Collected material -
■ ■ ■ ■ ■

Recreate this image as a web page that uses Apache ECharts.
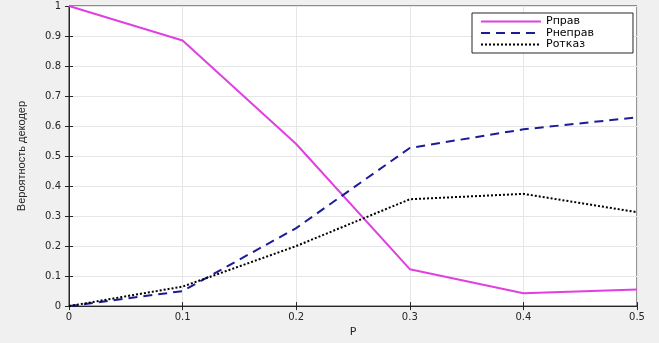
<!DOCTYPE html>
<html><head><meta charset="utf-8">
<script src="https://cdn.jsdelivr.net/npm/echarts@6/dist/echarts.min.js"></script>
<style>html,body{margin:0;padding:0;background:#f0f0f0}#c{width:659px;height:343px}</style>
</head><body><div id="c"></div>
<script>
const categories = [0, 0.1, 0.2, 0.3, 0.4, 0.5];
const pPrav = [1, 0.885, 0.54, 0.123, 0.043, 0.055];
const pNeprav = [0, 0.05, 0.26, 0.527, 0.589, 0.629];
const pOtkaz = [0, 0.065, 0.2, 0.356, 0.374, 0.313];
const yTicks = [0,0.1,0.2,0.3,0.4,0.5,0.6,0.7,0.8,0.9,1];

const pair = a => categories.map((x,i)=>[x,a[i]]);
const font = 'DejaVu Sans, Liberation Sans, Arial, sans-serif';
const chart = echarts.init(document.getElementById('c'));
const baseAxis = {
  axisLine:{show:true,lineStyle:{color:'#262626',width:1}},
  axisTick:{show:true,inside:true,length:4,lineStyle:{color:'#262626'}},
};
chart.setOption({
  backgroundColor:'#f0f0f0',
  animation:false,
  grid:{left:69,right:22,top:6,bottom:28,backgroundColor:'#fff',show:true,borderColor:'#262626',borderWidth:1},
  legend:{
    orient:'vertical', left:472, top:13, backgroundColor:'#fff', borderColor:'#262626', borderWidth:1,
    padding:[3,39,3,8], itemGap:0.5, itemWidth:60, itemHeight:10,
    itemStyle:{opacity:0},
    textStyle:{fontFamily:font,fontSize:11,lineHeight:11,color:'#000'},
    data:['Pправ','Pнеправ','Pотказ']
  },
  xAxis:[
    Object.assign({type:'value',min:0,max:0.5,interval:0.1,
      axisLabel:{fontFamily:font,fontSize:10,color:'#262626',margin:6,formatter:v=>String(+v.toFixed(1))},
      splitLine:{show:true,lineStyle:{color:'#e6e6e6'}},
      name:'P',nameLocation:'middle',nameGap:18,nameTextStyle:{fontFamily:font,fontSize:11,color:'#262626'}},baseAxis),
    Object.assign({type:'value',min:0,max:0.5,interval:0.1,position:'top',axisLabel:{show:false},splitLine:{show:false}},baseAxis)
  ],
  yAxis:[
    Object.assign({type:'value',min:0,max:1,interval:0.1,
      axisLabel:{fontFamily:font,fontSize:10,color:'#262626',margin:8,formatter:v=>String(+v.toFixed(1))},
      splitLine:{show:true,lineStyle:{color:'#e6e6e6'}},
      name:'Вероятность декодер',nameLocation:'middle',nameGap:42,nameRotate:90,
      nameTextStyle:{fontFamily:'Liberation Sans Narrow, Liberation Sans, Arial',fontSize:11,color:'#262626'}},baseAxis),
    Object.assign({type:'value',min:0,max:1,interval:0.1,position:'right',axisLabel:{show:false},splitLine:{show:false}},baseAxis)
  ],
  series:[
    {name:'Pправ',type:'line',data:pair(pPrav),symbol:'none',lineStyle:{color:'#e040e0',width:2},itemStyle:{color:'#e040e0'}},
    {name:'Pнеправ',type:'line',data:pair(pNeprav),symbol:'none',lineStyle:{color:'#1c1c96',width:2,type:[9,6]},itemStyle:{color:'#1c1c96'}},
    {name:'Pотказ',type:'line',data:pair(pOtkaz),symbol:'none',lineStyle:{color:'#000',width:2,type:[2,2]},itemStyle:{color:'#000'}}
  ]
});
</script></body></html>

■ ■ ■ ■ ■

Written request - Write out nothing but the lines from the start of the data through the line with "const yTicks = [0,0.1,0.2,0.3,0.4,0.5,0.6,0.7,0.8,0.9,1];". Leave out the pictures.

Answer to this problem -
Recreate this image as a web page that uses Apache ECharts.
<!DOCTYPE html>
<html><head><meta charset="utf-8">
<script src="https://cdn.jsdelivr.net/npm/echarts@6/dist/echarts.min.js"></script>
<style>html,body{margin:0;padding:0;background:#f0f0f0}#c{width:659px;height:343px}</style>
</head><body><div id="c"></div>
<script>
const categories = [0, 0.1, 0.2, 0.3, 0.4, 0.5];
const pPrav = [1, 0.885, 0.54, 0.123, 0.043, 0.055];
const pNeprav = [0, 0.05, 0.26, 0.527, 0.589, 0.629];
const pOtkaz = [0, 0.065, 0.2, 0.356, 0.374, 0.313];
const yTicks = [0,0.1,0.2,0.3,0.4,0.5,0.6,0.7,0.8,0.9,1];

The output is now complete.